Off-campus apartments ready to open

The College Park Apartments project is under budget and ahead of schedule.

Rachel Logan

The College Park Apartments project is under budget and ahead of schedule.

Rachel Logan, News Editor

College Park Apartments at the corner of Theatre Drive and Schoolhouse Road are now available for spring housing after being closed since July 2013. Renovation began last April.

“We are under budget and ahead of schedule,” said Administration and Finance Vice President Amy Buxbaum.

The project budget was $6.5 million. The Pittsburgh-based company RSH Architects was in charge of the design, and Facility Support Services LLC from Gibsonia, Allegheny County, has been working on construction.

Buxbaum said there are minor aesthetic changes still to take place, including carpeting, painting and refurnishing.

“The (College Park Apartments) renovation is largely a mechanical, electric and plumbing project,” said Buxbaum.

“It’s about the guts of the building. The actual space will experience almost no redesign.”

Each unit is to be equipped with a new heating and air-conditioning system, electrical system and fire-safety system.

“The sprinklers are new.”

First-floor apartment kitchens are to have been upgraded. Upper floors have previously updated kitchens.

Buxbaum said that the building is to have a new roof, as well as an elevator overhaul.

The construction added a wheelchair-accessible room. Other accessible rooms were already being offered while the apartments were open.

Balconies were removed from each apartment, as they had been deemed hazardous.

Buxbaum noted that the parking lot will have been repaved, and its storm-water system updated.

Since the overall apartment building layout is not to change much, there are still to be 140 beds offered, according to Housing Director Sherri Rae.
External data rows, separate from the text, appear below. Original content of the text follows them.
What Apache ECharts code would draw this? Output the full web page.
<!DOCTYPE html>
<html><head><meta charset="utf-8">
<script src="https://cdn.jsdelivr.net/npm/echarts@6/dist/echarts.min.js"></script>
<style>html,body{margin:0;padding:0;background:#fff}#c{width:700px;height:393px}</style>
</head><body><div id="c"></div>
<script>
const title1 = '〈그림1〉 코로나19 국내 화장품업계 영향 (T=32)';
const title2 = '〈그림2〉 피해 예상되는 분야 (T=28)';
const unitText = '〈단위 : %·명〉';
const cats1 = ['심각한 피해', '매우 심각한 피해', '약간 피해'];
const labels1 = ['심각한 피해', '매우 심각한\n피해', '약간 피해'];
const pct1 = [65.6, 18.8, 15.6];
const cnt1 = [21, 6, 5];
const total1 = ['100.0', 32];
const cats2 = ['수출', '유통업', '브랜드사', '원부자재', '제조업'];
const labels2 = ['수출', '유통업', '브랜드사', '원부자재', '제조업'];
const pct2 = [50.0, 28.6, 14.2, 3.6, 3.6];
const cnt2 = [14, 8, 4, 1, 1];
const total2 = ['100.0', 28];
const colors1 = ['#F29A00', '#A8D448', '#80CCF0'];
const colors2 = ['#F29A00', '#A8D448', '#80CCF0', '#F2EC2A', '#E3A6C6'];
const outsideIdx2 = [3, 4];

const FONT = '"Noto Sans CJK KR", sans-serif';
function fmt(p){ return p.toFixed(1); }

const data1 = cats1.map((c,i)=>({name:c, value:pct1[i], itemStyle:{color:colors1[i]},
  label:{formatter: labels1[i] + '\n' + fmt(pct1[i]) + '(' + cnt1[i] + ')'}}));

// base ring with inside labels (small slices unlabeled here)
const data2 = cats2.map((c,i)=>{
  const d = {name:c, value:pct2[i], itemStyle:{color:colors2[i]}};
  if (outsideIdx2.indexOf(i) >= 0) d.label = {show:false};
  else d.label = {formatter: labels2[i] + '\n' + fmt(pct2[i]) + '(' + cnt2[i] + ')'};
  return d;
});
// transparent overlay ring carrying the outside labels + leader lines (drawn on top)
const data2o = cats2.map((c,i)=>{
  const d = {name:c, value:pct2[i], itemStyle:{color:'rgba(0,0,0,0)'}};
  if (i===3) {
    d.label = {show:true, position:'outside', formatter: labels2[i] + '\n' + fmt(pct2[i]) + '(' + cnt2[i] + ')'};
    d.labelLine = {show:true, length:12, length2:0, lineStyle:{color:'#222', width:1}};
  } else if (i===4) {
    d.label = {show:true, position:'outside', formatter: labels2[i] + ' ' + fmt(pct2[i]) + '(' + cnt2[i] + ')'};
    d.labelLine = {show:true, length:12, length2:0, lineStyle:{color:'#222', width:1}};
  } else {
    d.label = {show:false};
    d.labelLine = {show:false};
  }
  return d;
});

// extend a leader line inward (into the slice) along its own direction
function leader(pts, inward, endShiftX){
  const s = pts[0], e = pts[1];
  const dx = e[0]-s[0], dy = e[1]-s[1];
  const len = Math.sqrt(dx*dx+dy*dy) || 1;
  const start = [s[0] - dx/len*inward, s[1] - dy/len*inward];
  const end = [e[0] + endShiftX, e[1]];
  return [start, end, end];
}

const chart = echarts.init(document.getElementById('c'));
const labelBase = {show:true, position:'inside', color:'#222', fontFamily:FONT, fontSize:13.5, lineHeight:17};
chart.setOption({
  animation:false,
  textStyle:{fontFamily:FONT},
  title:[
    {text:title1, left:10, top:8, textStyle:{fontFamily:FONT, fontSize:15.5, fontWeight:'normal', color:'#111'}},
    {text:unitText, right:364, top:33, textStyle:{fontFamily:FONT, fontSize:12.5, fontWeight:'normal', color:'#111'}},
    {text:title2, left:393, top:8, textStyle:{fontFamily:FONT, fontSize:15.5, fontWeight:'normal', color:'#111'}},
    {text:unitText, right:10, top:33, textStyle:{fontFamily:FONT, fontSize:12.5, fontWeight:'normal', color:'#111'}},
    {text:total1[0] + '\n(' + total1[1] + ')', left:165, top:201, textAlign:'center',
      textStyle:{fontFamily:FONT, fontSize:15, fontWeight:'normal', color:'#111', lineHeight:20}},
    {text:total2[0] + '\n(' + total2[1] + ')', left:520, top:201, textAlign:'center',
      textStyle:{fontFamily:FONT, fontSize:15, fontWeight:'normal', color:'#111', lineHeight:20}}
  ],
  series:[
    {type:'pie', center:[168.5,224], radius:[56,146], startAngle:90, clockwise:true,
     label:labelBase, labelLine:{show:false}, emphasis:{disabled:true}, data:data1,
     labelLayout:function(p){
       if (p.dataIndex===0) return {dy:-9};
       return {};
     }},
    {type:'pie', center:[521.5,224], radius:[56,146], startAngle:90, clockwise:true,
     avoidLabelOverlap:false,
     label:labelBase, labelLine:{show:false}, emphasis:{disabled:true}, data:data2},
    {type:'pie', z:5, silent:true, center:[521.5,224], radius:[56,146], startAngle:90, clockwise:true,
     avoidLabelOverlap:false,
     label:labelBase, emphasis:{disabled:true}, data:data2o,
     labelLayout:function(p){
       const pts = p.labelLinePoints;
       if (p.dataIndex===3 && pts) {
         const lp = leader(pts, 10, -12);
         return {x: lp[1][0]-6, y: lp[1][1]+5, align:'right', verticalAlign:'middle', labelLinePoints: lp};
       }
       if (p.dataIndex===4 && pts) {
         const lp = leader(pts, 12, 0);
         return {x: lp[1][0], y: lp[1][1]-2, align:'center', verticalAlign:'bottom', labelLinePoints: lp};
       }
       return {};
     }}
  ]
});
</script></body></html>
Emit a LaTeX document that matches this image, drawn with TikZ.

Two- and four-person apartments are to be offered – a total of 47 apartments.

The four-person apartments include a living area with a dining table, couches and chairs and a full kitchen. They each have two bedrooms with two beds each, but the apartments vary as to how many bathrooms are available, whether one, two or one-and-a-half bathrooms.

These are priced similarly to a townhouse.

The two-person apartments are similar, but include only one bedroom and one bathroom.

These are priced higher than a Living/Learning Center room, but less than a townhouse.

In order to accommodate students who are interested in rooming in these apartments but do not drive, Pitt-Johnstown officials are expanding the shuttle service to run every fifteen minutes between campus and the apartments.

The service is to start at 7:45 a.m. and go until 1:45 p.m., at which point it becomes a stop on the regular service to Wal-Mart until 6 p.m, according to Rae.

Students are to apply in groups as soon as possible. Applicants will be notified of their acceptance status Dec. 7, at which point they may choose their specific unit.

Applications are to be chosen based on number of housing credits, similarly to townhouse applications. Those applying from three-person rooms in the Living/Learning Center will be moved to the top of the list, according to Rae.

“We anticipate students applying from the Living/Learning Center and the lodges,” said Rae.

Area Coordinator Dominick DiLoreto said that the Housing Office is to hire three extra resident assistants for the apartments in the spring.

“It’s a very similar set-up to Willow’s,” he said.

Sophomore Marco Morocho, who lives in the Living/Learning Center, said he would prefer that the apartments open next fall, since he already has housing this semester; it would be an inconvenience to move.